- **What is being asked**:
Below are some records. Pull every line that contains the word "Rebuild".

- **Plotting code records**:
>>>>

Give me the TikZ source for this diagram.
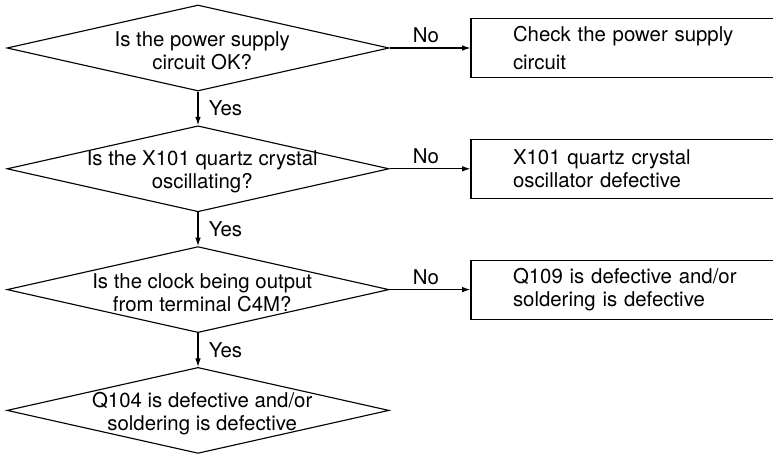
\documentclass[tikz,border=0pt]{standalone}
\usepackage{fontspec}
\setmainfont{TeX Gyre Heros}
\usetikzlibrary{shapes,arrows.meta,positioning}
\tikzstyle{decision} = [draw, diamond, inner sep=0pt, minimum width=9.55cm, minimum height=2.15cm]
\tikzstyle{question} = [align=center, inner sep=0pt, yshift=-2pt, xshift=3pt]
\tikzstyle{block} = [draw, rectangle, minimum width=8cm, minimum height=1.475cm, text width=5.9cm, inner xsep=1.05cm, align=left]

\begin{document}
\begin{tikzpicture}[>={Latex[length=6pt,width=4pt]}, node distance=3.02cm, line width=0.8pt,
    font=\fontsize{14.5}{16.5}\selectfont]
    \useasboundingbox (0,0) rectangle (19.325,-11.35);
    \clip (0,0) rectangle (19.325,-11.35);
    % Drawing questions
    \node [decision] (q1) at (4.95,-1.2) {};
    \node [decision, below of=q1] (q2) {};
    \node [decision, below of=q2] (q3) {};
    \node [decision, below of=q3] (q4) {};
    \node [question] (t1) at (q1) {Is the power supply\\circuit OK?};
    \node [question] (t2) at (q2) {Is the X101 quartz crystal\\oscillating?};
    \node [question] (t3) at (q3) {Is the clock being output\\from terminal C4M?};
    \node [question] (t4) at (q4) {Q104 is defective and/or\\soldering is defective};

    % Drawing remedies
    \node [block, right of=q1, node distance=10.825cm] (r1) {Check the power supply\\[4pt]circuit};
    \node [block, right of=q2, node distance=10.825cm] (r2) {X101 quartz crystal\\oscillator defective};
    \node [block, right of=q3, node distance=10.825cm] (r3) {Q109 is defective and/or\\soldering is defective};

    % Connectors
    \draw [->] (q1) -- node [right, xshift=4pt] {Yes} (q2);
    \draw [->] (q2) -- node [right, xshift=4pt] {Yes} (q3);
    \draw [->] (q3) -- node [right, xshift=4pt] {Yes} (q4);
    \draw [->] (q1) -- node [above, pos=0.45] {No} (r1);
    \draw [->] (q2) -- node [above, pos=0.45] {No} (r2);
    \draw [->] (q3) -- node [above, pos=0.45] {No} (r3);
\end{tikzpicture}
\end{document}
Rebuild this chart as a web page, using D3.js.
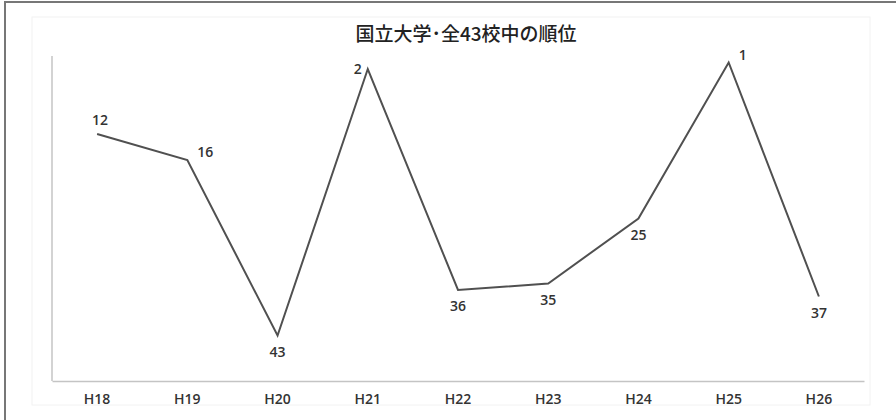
<!DOCTYPE html>
<html>
<head>
<meta charset="utf-8">
<script src="https://cdn.jsdelivr.net/npm/d3@7"></script>
<style>
  body { margin: 0; background: #fff; }
  svg { display: block; }
  text { font-family: "Open Sans", "Liberation Sans", sans-serif; fill: #333; }
</style>
</head>
<body>
<div id="chart"></div>
<script>
var title = '国立大学･全43校中の順位'
var years = ['H18', 'H19', 'H20', 'H21', 'H22', 'H23', 'H24', 'H25', 'H26']
var ranks = [12, 16, 43, 2, 36, 35, 25, 1, 37]
// where each value label sits relative to its point
var labelPos = ['above', 'right', 'below', 'left', 'below', 'below', 'below', 'right', 'below']

var width = 896, height = 420
var svg = d3.select('#chart').append('svg')
  .attr('width', width).attr('height', height)

// outer frame (only left and top edges show in the picture)
svg.append('rect')
  .attr('x', 5).attr('y', 2).attr('width', 1000).attr('height', 1000)
  .attr('fill', 'none').attr('stroke', '#777').attr('stroke-width', 2)

// faint inner plot area
svg.append('rect')
  .attr('x', 32).attr('y', 17).attr('width', 838).attr('height', 388)
  .attr('fill', 'none').attr('stroke', '#f2f2f2')

var margin = {left: 52, right: 32, top: 56, bottom: 39}
var x = d3.scaleBand().domain(years).range([margin.left, width - margin.right])
var y = d3.scaleLinear().domain([0, 50]).range([margin.top, height - margin.bottom])

svg.append('text')
  .attr('x', 466).attr('y', 41)
  .attr('text-anchor', 'middle')
  .style('font-family', '"Noto Sans CJK JP", sans-serif')
  .style('font-size', '19px').style('font-weight', 500)
  .style('fill', '#222')
  .text(title)

// axes
svg.append('line')
  .attr('x1', margin.left).attr('x2', margin.left)
  .attr('y1', y(0)).attr('y2', y(50))
  .attr('stroke', '#c4c4c4').attr('stroke-width', 1.5)

var xAxis = svg.append('g')
  .attr('transform', `translate(0,${y(50)})`)
  .call(d3.axisBottom(x).tickSize(0).tickPadding(13))
xAxis.select('.domain').attr('stroke', '#c4c4c4').attr('stroke-width', 1.5)
xAxis.selectAll('text')
  .style('font-size', '14px').style('font-weight', 600).style('fill', '#333')

var cx = d => x(d.year) + x.bandwidth() / 2
var data = years.map((year, i) => ({year, rank: ranks[i], pos: labelPos[i]}))

svg.append('path')
  .datum(data)
  .attr('d', d3.line().x(cx).y(d => y(d.rank)))
  .attr('fill', 'none').attr('stroke', '#505050').attr('stroke-width', 2)

var offsets = {
  above: [3, -9, 'middle'],
  right: [10, -3, 'start'],
  left: [-6, 5, 'end'],
  below: [0, 21, 'middle']
}

svg.selectAll('text.val').data(data).join('text')
  .attr('class', 'val')
  .attr('x', d => cx(d) + offsets[d.pos][0])
  .attr('y', d => y(d.rank) + offsets[d.pos][1])
  .attr('text-anchor', d => offsets[d.pos][2])
  .style('font-size', '14px').style('font-weight', 600)
  .text(d => d.rank)
</script>
</body>
</html>
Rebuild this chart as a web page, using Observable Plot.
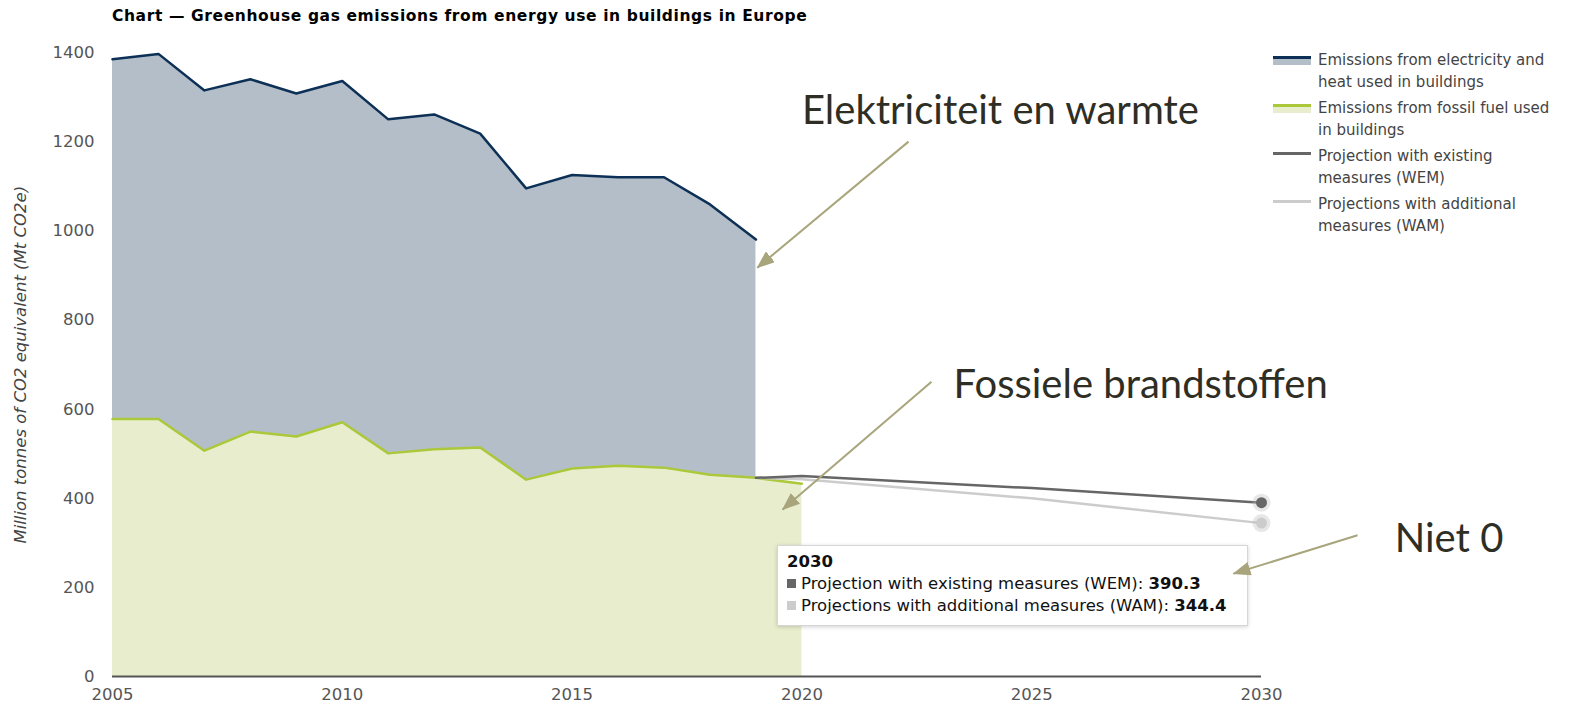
<!DOCTYPE html>
<html>
<head>
<meta charset="utf-8">
<script src="https://cdn.jsdelivr.net/npm/d3@7"></script>
<script src="https://cdn.jsdelivr.net/npm/@observablehq/plot@0.6"></script>
<style>
  html, body { margin: 0; padding: 0; background: #fff; }
  #page { position: relative; width: 1582px; height: 703px; font-family: "DejaVu Sans", Verdana, sans-serif; overflow: hidden; }
  #title { position: absolute; left: 112px; top: 7px; font-size: 15.5px; letter-spacing: 0.6px; font-weight: bold; color: #000; white-space: nowrap; }
  #chart { position: absolute; left: 0; top: 35px; }
  #overlay { position: absolute; left: 0; top: 35px; pointer-events: none; }
  #legend { position: absolute; left: 1273px; top: 50px; font-size: 15px; color: #444; }
  .li { position: relative; padding-left: 45px; line-height: 21.5px; margin-bottom: 5px; width: 248px; }
  .sw { position: absolute; left: 0; top: 7px; width: 38px; height: 8px; }
  #tip { position: absolute; left: 777px; top: 545px; width: 471px; height: 81px; background: #fff; border: 1px solid #d6d6d6; box-shadow: 0 1px 4px rgba(0,0,0,0.18); font-size: 16.5px; color: #111; box-sizing: border-box; padding: 5px 9px; line-height: 22px; }
  #tip .sq { display: inline-block; width: 9px; height: 9px; margin-right: 5px; vertical-align: 1px; }
</style>
</head>
<body>
<div id="page">
  <div id="title">Chart — Greenhouse gas emissions from energy use in buildings in Europe</div>
  <div id="chart"></div>
  <div id="legend"></div>
  <div id="tip"></div>
  <div id="overlay"></div>
</div>
<script>
// ---- data ----
const histYears = [2005,2006,2007,2008,2009,2010,2011,2012,2013,2014,2015,2016,2017,2018,2019,2020];
const fossil = [578,578,507,550,539,571,501,510,514,442,467,473,469,453,446,433];
const elecYears = [2005,2006,2007,2008,2009,2010,2011,2012,2013,2014,2015,2016,2017,2018,2019];
const electricity = [808,820,809,791,770,766,750,752,705,654,659,648,652,607,535];
const projYears = [2019,2020,2025,2030];
const wem = [446,450,423,390.3];
const wam = [446,443,400,344.4];
const yTicks = [0,200,400,600,800,1000,1200,1400];
const xTicks = [2005,2010,2015,2020,2025,2030];
const seriesNames = [
  "Emissions from electricity and heat used in buildings",
  "Emissions from fossil fuel used in buildings",
  "Projection with existing measures (WEM)",
  "Projections with additional measures (WAM)"
];
const annotations = [
  {label: "Elektriciteit en warmte", x: 2020.0, y: 1239, ax1: 2022.32, ay1: 1201, ax2: 2019.03, ay2: 918},
  {label: "Fossiele brandstoffen", x: 2023.3, y: 623, ax1: 2022.82, ay1: 662, ax2: 2019.58, ay2: 375},
  {label: "Niet 0", x: 2032.9, y: 278, ax1: 2032.09, ay1: 317, ax2: 2029.39, ay2: 231}
];
const tipYear = 2030;

// ---- styles ----
const C = {
  elecFill: "#b4bec9", elecLine: "#0c3056",
  fosFill: "#e8eecd", fosLine: "#abc83a",
  wem: "#666666", wam: "#cccccc",
  arrow: "#a8a57c", annot: "#2e2e25"
};

const fosData = histYears.map((d, i) => ({year: d, v: fossil[i]}));
const elecData = elecYears.map((d, i) => ({year: d, lo: fossil[i], hi: fossil[i] + electricity[i]}));
const wemData = projYears.map((d, i) => ({year: d, v: wem[i]}));
const wamData = projYears.map((d, i) => ({year: d, v: wam[i]}));
const endWem = wemData[wemData.length - 1];
const endWam = wamData[wamData.length - 1];

const W = 1582, H = 668;
const frame = {
  width: W, height: H,
  marginLeft: 112, marginRight: 321, marginTop: 17.5, marginBottom: 27
};
const xScale = {domain: [2005, 2030], ticks: xTicks, tickFormat: d => String(d), tickSize: 0, tickPadding: 12, label: null};
const yScale = {domain: [0, 1400], ticks: yTicks, tickFormat: d => String(d), tickSize: 0, tickPadding: 18, label: null};

const plot = Plot.plot({
  ...frame,
  style: {fontFamily: "DejaVu Sans, Verdana, sans-serif", fontSize: "16.5px", color: "#555", background: "#fff", overflow: "visible"},
  x: xScale,
  y: yScale,
  marks: [
    Plot.areaY(elecData, {x: "year", y1: "lo", y2: "hi", fill: C.elecFill}),
    Plot.areaY(fosData, {x: "year", y1: 0, y2: "v", fill: C.fosFill}),
    Plot.lineY(elecData, {x: "year", y: "hi", stroke: C.elecLine, strokeWidth: 2.5}),
    Plot.lineY(fosData, {x: "year", y: "v", stroke: C.fosLine, strokeWidth: 2.5}),
    Plot.lineY(wamData, {x: "year", y: "v", stroke: C.wam, strokeWidth: 2.5}),
    Plot.lineY(wemData, {x: "year", y: "v", stroke: C.wem, strokeWidth: 2.5}),
    Plot.ruleY([0], {stroke: "#555", strokeWidth: 2}),
    Plot.dot([endWem, endWam], {x: "year", y: "v", r: 9, fill: "#bbb", fillOpacity: 0.35}),
    Plot.dot([endWem], {x: "year", y: "v", r: 5.5, fill: C.wem}),
    Plot.dot([endWam], {x: "year", y: "v", r: 5.5, fill: C.wam}),
    Plot.text(["Million tonnes of CO2 equivalent (Mt CO2e)"], {frameAnchor: "left", dx: -92, rotate: -90, fontStyle: "italic", fill: "#444", fontSize: 16.5, textAnchor: "middle"})
  ]
});
document.getElementById("chart").appendChild(plot);

// annotation layer (same scales, drawn above the tooltip)
const over = Plot.plot({
  ...frame,
  style: {fontFamily: "DejaVu Sans, Verdana, sans-serif", background: "transparent", overflow: "visible"},
  x: {...xScale, axis: null},
  y: {...yScale, axis: null},
  marks: [
    Plot.link(annotations, {x1: "ax1", y1: "ay1", x2: "ax2", y2: "ay2", stroke: C.arrow, strokeWidth: 2}),
    Plot.text(annotations, {x: "x", y: "y", text: "label", textAnchor: "start", lineAnchor: "bottom", fontSize: 40, fontFamily: "Lato, sans-serif", fill: C.annot, dy: -1})
  ]
});
const svg = d3.select(over);
const defs = svg.insert("defs", ":first-child");
defs.append("marker").attr("id", "ah").attr("viewBox", "0 0 18 14").attr("refX", 17).attr("refY", 7)
  .attr("markerWidth", 18).attr("markerHeight", 14).attr("markerUnits", "userSpaceOnUse").attr("orient", "auto")
  .append("path").attr("d", "M0,0 L18,7 L0,14 z").attr("fill", C.arrow);
svg.selectAll(`g[stroke="${C.arrow}"] path`).attr("marker-end", "url(#ah)");
document.getElementById("overlay").appendChild(over);

// legend
const legend = document.getElementById("legend");
const swatches = [
  `<div class="sw" style="background:${C.elecFill};border-top:3px solid ${C.elecLine};height:6px;top:6px"></div>`,
  `<div class="sw" style="background:${C.fosFill};border-top:3px solid ${C.fosLine};height:6px;top:6px"></div>`,
  `<div class="sw" style="border-top:3px solid ${C.wem};height:0;top:6px"></div>`,
  `<div class="sw" style="border-top:3px solid ${C.wam};height:0;top:6px"></div>`
];
seriesNames.forEach((n, i) => {
  const d = document.createElement("div");
  d.className = "li";
  d.innerHTML = swatches[i] + n;
  legend.appendChild(d);
});

// tooltip
document.getElementById("tip").innerHTML =
  `<div style="font-weight:bold">${tipYear}</div>` +
  `<div><span class="sq" style="background:${C.wem}"></span>${seriesNames[2]}: <b>${endWem.v}</b></div>` +
  `<div><span class="sq" style="background:${C.wam}"></span>${seriesNames[3]}: <b>${endWam.v}</b></div>`;
</script>
</body>
</html>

<<<<

- **Exercise answer**:
Rebuild this chart as a web page, using D3.js.
Rebuild this chart as a web page, using Observable Plot.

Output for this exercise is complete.